Sometimes we would get home late at night exhausted after a long trip to Bend for supplies and find every bed full. Those trips were fraught with harassments. Our little Ford pickup, christened “The Button Springs Flyer,” seldom made it without mishaps. Its thirsty radiator constantly called for water, often draining the water bag to the last drop. Flat tires were always on the agenda. John usually didn’t have a jack along and I had to perch myself on the end of a fence post that he could substitute for one to prop up the car. If nothing else could happen, we could always run over a porcupine and have a grand blowout.

One hot day, before our well was drilled, a caravan of tired, perspiring men stopped at the ranch and asked for water. Luckily, we had just filled the cistern with water hauled from Grabler’s well. One large, sunbaked fellow looked vaguely familiar. After they had quenched their thirst and moved on, one of our perennial guests asked me if I knew who he was. It turned out that I had had the honor of giving the late Irvin S. Cobb a drink of water.
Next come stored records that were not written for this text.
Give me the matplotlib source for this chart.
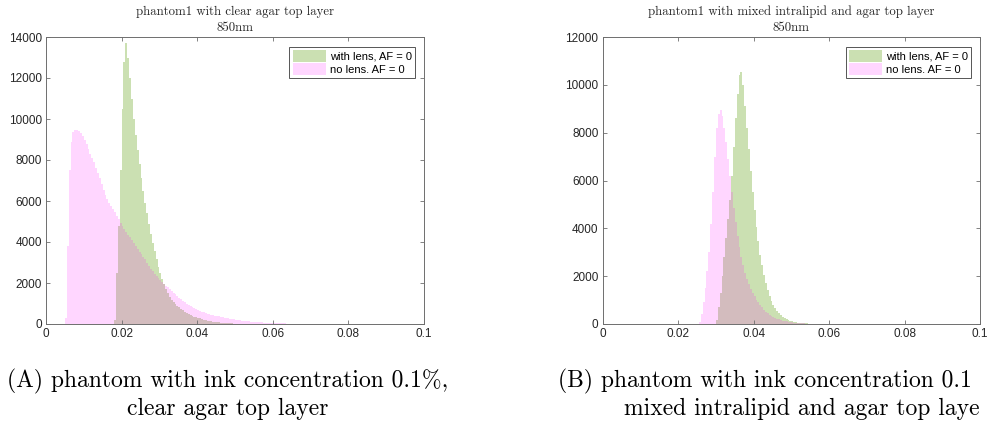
import numpy as np
import matplotlib
matplotlib.use("Agg")
import matplotlib.pyplot as plt
from matplotlib.patches import Patch

BIN_W = 0.0005

# ---- Panel A: clear agar top layer ----
a_nolens_start = 0.0050
a_nolens = [300, 3800, 7500, 8900, 9350, 9450, 9450, 9400, 9300, 9150,
            9000, 8800, 8550, 8300, 8100, 7900, 7600, 7350, 7100, 6850,
            6550, 6300, 6100, 5900, 5750, 5600, 5450, 5250, 5100, 4950,
            4800, 4650, 4500, 4350, 4250, 4100, 3950, 3800, 3650, 3500,
            3400, 3250, 3150, 3000, 2850, 2700, 2600, 2450, 2350, 2250,
            2150, 2050, 1950, 1870, 1800, 1700, 1600, 1520, 1450, 1360,
            1280, 1200, 1120, 1050, 980, 920, 860, 810, 760, 715,
            670, 635, 600, 570, 540, 510, 485, 460, 435, 410,
            390, 370, 350, 330, 310, 290, 270, 255, 240, 225,
            210, 195, 180, 170, 160, 150, 140, 130, 120, 110,
            100, 95, 90, 80, 75, 70, 65, 60, 55, 50,
            45, 40, 38, 35, 30, 28, 25, 22, 20, 18,
            15, 13, 11, 10, 8, 6, 5, 4, 3, 2]

a_lens_start = 0.0180
a_lens = [200, 2500, 4800, 7500, 10500, 12800, 13700, 13000, 12000, 11000,
          10000, 9200, 8500, 7800, 7100, 6500, 5900, 5400, 4900, 4400,
          3950, 3550, 3150, 2800, 2500, 2200, 1950, 1700, 1500, 1320,
          1170, 1070, 1000, 900, 815, 735, 665, 600, 545, 490,
          445, 400, 360, 330, 300, 270, 240, 215, 190, 170,
          150, 130, 115, 100, 88, 76, 66, 57, 49, 42,
          36, 31, 26, 22, 18, 15, 12, 10, 8, 6,
          5, 4, 3, 2, 2]

# ---- Panel B: mixed intralipid and agar top layer ----
b_nolens_start = 0.0255
b_nolens = [100, 400, 900, 1500, 2200, 3000, 4200, 5500, 7000, 8200,
            8800, 8950, 8700, 8200, 7600, 6900, 6200, 5500, 4850, 4250,
            3700, 3200, 2800, 2450, 2150, 1900, 1680, 1480, 1300, 1150,
            1020, 900, 790, 690, 600, 520, 450, 390, 340, 295,
            255, 220, 190, 165, 142, 122, 105, 90, 77, 66,
            56, 48, 40, 34, 28, 23, 19, 15, 12, 9,
            7, 5, 4, 3, 2]

b_lens_start = 0.0300
b_lens = [150, 700, 1300, 2000, 2800, 3600, 4400, 5200, 6200, 7400,
          8600, 9600, 10400, 10550, 10000, 9100, 8200, 7300, 6400, 5500,
          4750, 4050, 3450, 2900, 2450, 2050, 1700, 1420, 1180, 980,
          810, 670, 550, 450, 370, 305, 250, 205, 168, 138,
          113, 92, 75, 61, 50, 40, 32, 26, 21, 17,
          13, 10, 8, 6, 4, 3, 2]

titles = ["phantom1 with clear agar top layer\n850nm",
          "phantom1 with mixed intralipid and agar top layer\n850nm"]
caption_a = ["(A) phantom with ink concentration 0.1%,", "clear agar top layer"]
# the reference image is cropped at its right edge; only this part is visible
caption_b = ["(B) phantom with ink concentration 0.1", "mixed intralipid and agar top laye"]
legend_labels = ["with lens, AF = 0", "no lens. AF = 0"]
x_ticks = [0, 0.02, 0.04, 0.06, 0.08, 0.1]
x_ticklabels = ["0", "0.02", "0.04", "0.06", "0.08", "0.1"]
y_max = [14000, 12000]

GREEN = (0.42, 0.66, 0.14)
GREEN_A = 0.35
PINK = (1.0, 0.0, 1.0)
PINK_A = 0.16
AX_COL = "#6e6e6e"
TICK_FONT = ["Liberation Sans", "DejaVu Sans"]
SERIF = ["cmr10", "DejaVu Serif"]

fig = plt.figure(figsize=(9.89, 4.34), dpi=100)
positions = [[46 / 989, 110 / 434, 378 / 989, 287 / 434],
             [602.7 / 989, 110 / 434, 377.3 / 989, 287 / 434]]

panels = [(a_lens_start, a_lens, a_nolens_start, a_nolens),
          (b_lens_start, b_lens, b_nolens_start, b_nolens)]

for i, (ls, lv, ns, nv) in enumerate(panels):
    ax = fig.add_axes(positions[i])
    l_edges = ls + BIN_W * np.arange(len(lv) + 1)
    n_edges = ns + BIN_W * np.arange(len(nv) + 1)
    ax.stairs(lv, l_edges, fill=True, color=GREEN, alpha=GREEN_A, linewidth=0)
    ax.stairs(nv, n_edges, fill=True, color=PINK, alpha=PINK_A, linewidth=0)
    ax.set_xlim(0, 0.1)
    ax.set_ylim(0, y_max[i])
    ax.set_xticks(x_ticks)
    ax.set_xticklabels(x_ticklabels)
    yt = np.arange(0, y_max[i] + 1, 2000)
    ax.set_yticks(yt)
    ax.set_yticklabels([str(int(v)) for v in yt])
    ax.tick_params(direction="in", top=True, right=True, length=3,
                   width=0.6, color=AX_COL, labelsize=8.5,
                   labelcolor="#262626", pad=3)
    for lab in ax.get_xticklabels() + ax.get_yticklabels():
        lab.set_family(TICK_FONT)
    for sp in ax.spines.values():
        sp.set_color(AX_COL)
        sp.set_linewidth(0.7)
    ax.set_title(titles[i], fontsize=9.2, family=SERIF, pad=4,
                 linespacing=1.45, color="#262626")
    handles = [Patch(facecolor=GREEN, alpha=GREEN_A, linewidth=0),
               Patch(facecolor=PINK, alpha=PINK_A, linewidth=0)]
    leg = ax.legend(handles, legend_labels, loc="upper right",
                    bbox_to_anchor=(0.976, 0.964),
                    prop={"family": TICK_FONT, "size": 8.0},
                    handlelength=3.0, handleheight=1.2, handletextpad=0.35,
                    borderpad=0.28, borderaxespad=0, labelspacing=0.12,
                    fancybox=False, framealpha=1, edgecolor="#555555")
    leg.get_frame().set_linewidth(0.7)

CAP_FS = 17
fig.text(228 / 989, 1 - 381 / 434, caption_a[0], ha="center",
         va="center", family=SERIF, fontsize=CAP_FS)
fig.text(228 / 989, 1 - 409 / 434, caption_a[1], ha="center",
         va="center", family=SERIF, fontsize=CAP_FS)
fig.text(558 / 989, 1 - 381 / 434, caption_b[0], ha="left",
         va="center", family=SERIF, fontsize=CAP_FS)
fig.text(624 / 989, 1 - 409 / 434, caption_b[1], ha="left",
         va="center", family=SERIF, fontsize=CAP_FS)

fig.savefig("out.png", dpi=100)
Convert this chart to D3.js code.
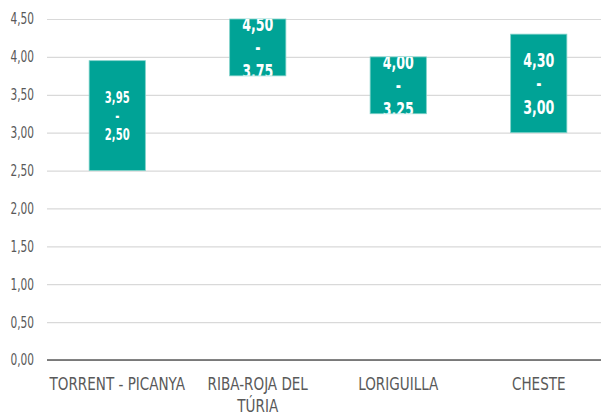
<!DOCTYPE html>
<html>
<head>
<meta charset="utf-8">
<script src="https://cdn.jsdelivr.net/npm/d3@7"></script>
<style>
  body { margin: 0; background: #fff; }
  text { font-family: "DejaVu Sans", sans-serif; font-stretch: condensed; }
</style>
</head>
<body>
<div id="vis"></div>
<script>
const FRAME_WIDTH = 601;
const FRAME_HEIGHT = 415;
const MARGINS = {left: 47, right: -8, top: 19, bottom: 55};

const categories = ["TORRENT - PICANYA", "RIBA-ROJA DEL\nTÚRIA", "LORIGUILLA", "CHESTE"];
const lows = [2.50, 3.75, 3.25, 3.00];
const highs = [3.95, 4.50, 4.00, 4.30];
const yTicks = [0, 0.5, 1, 1.5, 2, 2.5, 3, 3.5, 4, 4.5];
const labelSizes = [15.5, 19.5, 19.5, 19.5];

const VIS_WIDTH = FRAME_WIDTH - MARGINS.left - MARGINS.right;
const VIS_HEIGHT = FRAME_HEIGHT - MARGINS.top - MARGINS.bottom;

// the original uses a narrow font, squeeze the wide one a bit
const SQUEEZE = 0.72;

const fmt = (v) => v.toFixed(2).replace(".", ",");

const svg = d3.select("#vis")
  .append("svg")
    .attr("width", FRAME_WIDTH)
    .attr("height", FRAME_HEIGHT);

const X_SCALE = d3.scaleBand()
  .domain(categories)
  .range([MARGINS.left, MARGINS.left + VIS_WIDTH])
  .paddingInner(0.6)
  .paddingOuter(0.3);

const Y_SCALE = d3.scaleLinear()
  .domain([0, 4.5])
  .range([MARGINS.top + VIS_HEIGHT, MARGINS.top]);

// gridlines + tick labels
const yAxis = svg.append("g")
  .attr("transform", "translate(" + MARGINS.left + ",0)")
  .call(d3.axisLeft(Y_SCALE)
    .tickValues(yTicks)
    .tickSize(-VIS_WIDTH)
    .tickFormat(fmt));
yAxis.select(".domain").remove();
yAxis.attr("font-size", null).attr("font-family", null);
yAxis.selectAll(".tick line").attr("stroke", "#d9d9d9").attr("stroke-width", 1.2);
yAxis.selectAll(".tick text")
  .attr("fill", "#595959")
  .style("font-size", "15.5px")
  .attr("x", 0)
  .attr("transform", "translate(-13,0) scale(0.76,1)");

// bars
const defs = svg.append("defs");
categories.forEach((c, i) => {
  defs.append("clipPath").attr("id", "clip" + i)
    .append("rect")
      .attr("x", X_SCALE(c))
      .attr("y", Y_SCALE(highs[i]))
      .attr("width", X_SCALE.bandwidth())
      .attr("height", Y_SCALE(lows[i]) - Y_SCALE(highs[i]));
});

svg.selectAll(".bar")
  .data(categories)
  .enter()
  .append("rect")
    .attr("class", "bar")
    .attr("x", (d) => X_SCALE(d))
    .attr("y", (d, i) => Y_SCALE(highs[i]))
    .attr("width", X_SCALE.bandwidth())
    .attr("height", (d, i) => Y_SCALE(lows[i]) - Y_SCALE(highs[i]))
    .attr("fill", "#00a396")
    .attr("stroke", "#7fd1c9")
    .attr("stroke-width", 0.8);

// labels in bars
categories.forEach((c, i) => {
  const cx = X_SCALE(c) + X_SCALE.bandwidth() / 2;
  const cy = (Y_SCALE(highs[i]) + Y_SCALE(lows[i])) / 2;
  const fs = labelSizes[i];
  const gap = i == 0 ? fs * 1.2 : fs * 1.2;
  const g = svg.append("g").attr("clip-path", "url(#clip" + i + ")");
  const t = g.append("text")
    .attr("transform", "translate(" + cx + ",0) scale(" + SQUEEZE + ",1)")
    .attr("text-anchor", "middle")
    .attr("fill", "#fff")
    .attr("font-weight", "bold")
    .attr("font-size", fs);
  [fmt(highs[i]), "-", fmt(lows[i])].forEach((s, k) => {
    t.append("tspan")
      .attr("x", 0)
      .attr("y", cy + (k - 1) * gap)
      .attr("dy", "0.36em")
      .text(s);
  });
});

// x axis line
svg.append("line")
  .attr("x1", MARGINS.left)
  .attr("x2", MARGINS.left + VIS_WIDTH)
  .attr("y1", Y_SCALE(0))
  .attr("y2", Y_SCALE(0))
  .attr("stroke", "#595959")
  .attr("stroke-width", 1.5);

// category labels
categories.forEach((c) => {
  const lines = c.split("\n");
  const t = svg.append("text")
    .attr("transform", "translate(" + (X_SCALE(c) + X_SCALE.bandwidth() / 2) + ",0) scale(0.86,1)")
    .attr("text-anchor", "middle")
    .attr("fill", "#595959")
    .attr("font-size", 17.5);
  lines.forEach((s, k) => {
    t.append("tspan")
      .attr("x", 0)
      .attr("y", Y_SCALE(0) + 30 + k * 22)
      .text(s);
  });
});
</script>
</body>
</html>
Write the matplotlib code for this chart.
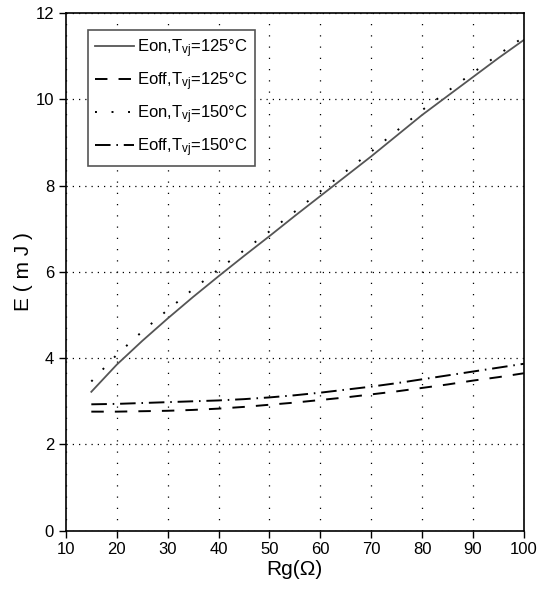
import matplotlib
matplotlib.use("Agg")
import matplotlib.pyplot as plt

fam = 'Liberation Sans'
plt.rcParams['font.family'] = [fam, 'DejaVu Sans']
plt.rcParams['mathtext.fontset'] = 'custom'
plt.rcParams['mathtext.rm'] = fam
plt.rcParams['mathtext.it'] = fam

rg = [15, 20, 25, 30, 35, 40, 45, 50, 55, 60, 65, 70, 75, 80, 85, 90, 95, 100]
eon_125 = [3.22, 3.85, 4.40, 4.92, 5.42, 5.90, 6.37, 6.83, 7.30, 7.76,
           8.22, 8.68, 9.16, 9.64, 10.08, 10.52, 10.96, 11.38]
eon_150 = [3.46, 4.08, 4.62, 5.12, 5.60, 6.06, 6.50, 6.94, 7.40, 7.87,
           8.33, 8.79, 9.27, 9.75, 10.19, 10.62, 11.04, 11.45]
eoff_125 = [2.76, 2.76, 2.77, 2.78, 2.80, 2.83, 2.87, 2.92, 2.97, 3.03,
            3.09, 3.16, 3.23, 3.31, 3.39, 3.48, 3.56, 3.65]
eoff_150 = [2.93, 2.94, 2.96, 2.98, 3.00, 3.02, 3.05, 3.09, 3.14, 3.20,
            3.27, 3.34, 3.42, 3.51, 3.60, 3.69, 3.78, 3.87]

labels = [r'Eon,T$_{\mathrm{vj}}$=125°C', r'Eoff,T$_{\mathrm{vj}}$=125°C',
          r'Eon,T$_{\mathrm{vj}}$=150°C', r'Eoff,T$_{\mathrm{vj}}$=150°C']

fig = plt.figure(figsize=(5.4, 6.03), dpi=100)
ax = fig.add_axes([0.122, 0.120, 0.848, 0.858])

ax.plot(rg, eon_125, color='#555555', lw=1.3, ls='-', label=labels[0])
ax.plot(rg, eoff_125, color='black', lw=1.4, ls=(0, (6.4, 5.7)), label=labels[1])
ax.plot(rg, eon_150, color='black', lw=1.4, ls=(0, (1, 7.5)), label=labels[2])
ax.plot(rg, eoff_150, color='black', lw=1.4, ls=(0, (8, 3, 0.8, 3)), label=labels[3])

ax.set_xlim(10, 100)
ax.set_ylim(0, 12)
ax.set_xticks(range(10, 101, 10))
ax.set_yticks(range(0, 13, 2))
ax.xaxis.grid(True, color='black', ls=(0, (1, 8)), lw=0.9)
ax.yaxis.grid(True, color='black', ls=(0, (1, 4)), lw=0.9)
ax.tick_params(direction='out', length=5, width=1, labelsize=12, colors='black')
for s in ax.spines.values():
    s.set_linewidth(1.2)

ax.set_xlabel('Rg(Ω)', fontsize=15, labelpad=2)
ax.set_ylabel('E ( m J )', fontsize=15, labelpad=2)

leg = ax.legend(loc='upper left', bbox_to_anchor=(0.048, 0.968), fontsize=12,
                frameon=True, fancybox=False, edgecolor='#555555', framealpha=1,
                handlelength=2.3, handletextpad=0.2, borderpad=0.45,
                labelspacing=0.62, borderaxespad=0)
leg.get_frame().set_linewidth(1.2)

fig.savefig('out.png', dpi=100)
Later he wrote an article for the Saturday Evening Post about that trip over the High Desert.

In 1926, we left Central Oregon and a way of life that I had long been used to, for good.

Sometimes now, when the jets thunder over my home in Portland and break the sound barrier with a terrible blast, my thoughts go back to the log cabin at the edge of the desert, the sage with its pungent odor, the cowboys who always managed to drop in just at mealtime, the sheriff on his galloping horse, ever searching for his man, the purple sunsets, and the lonely howl of a roving coyote.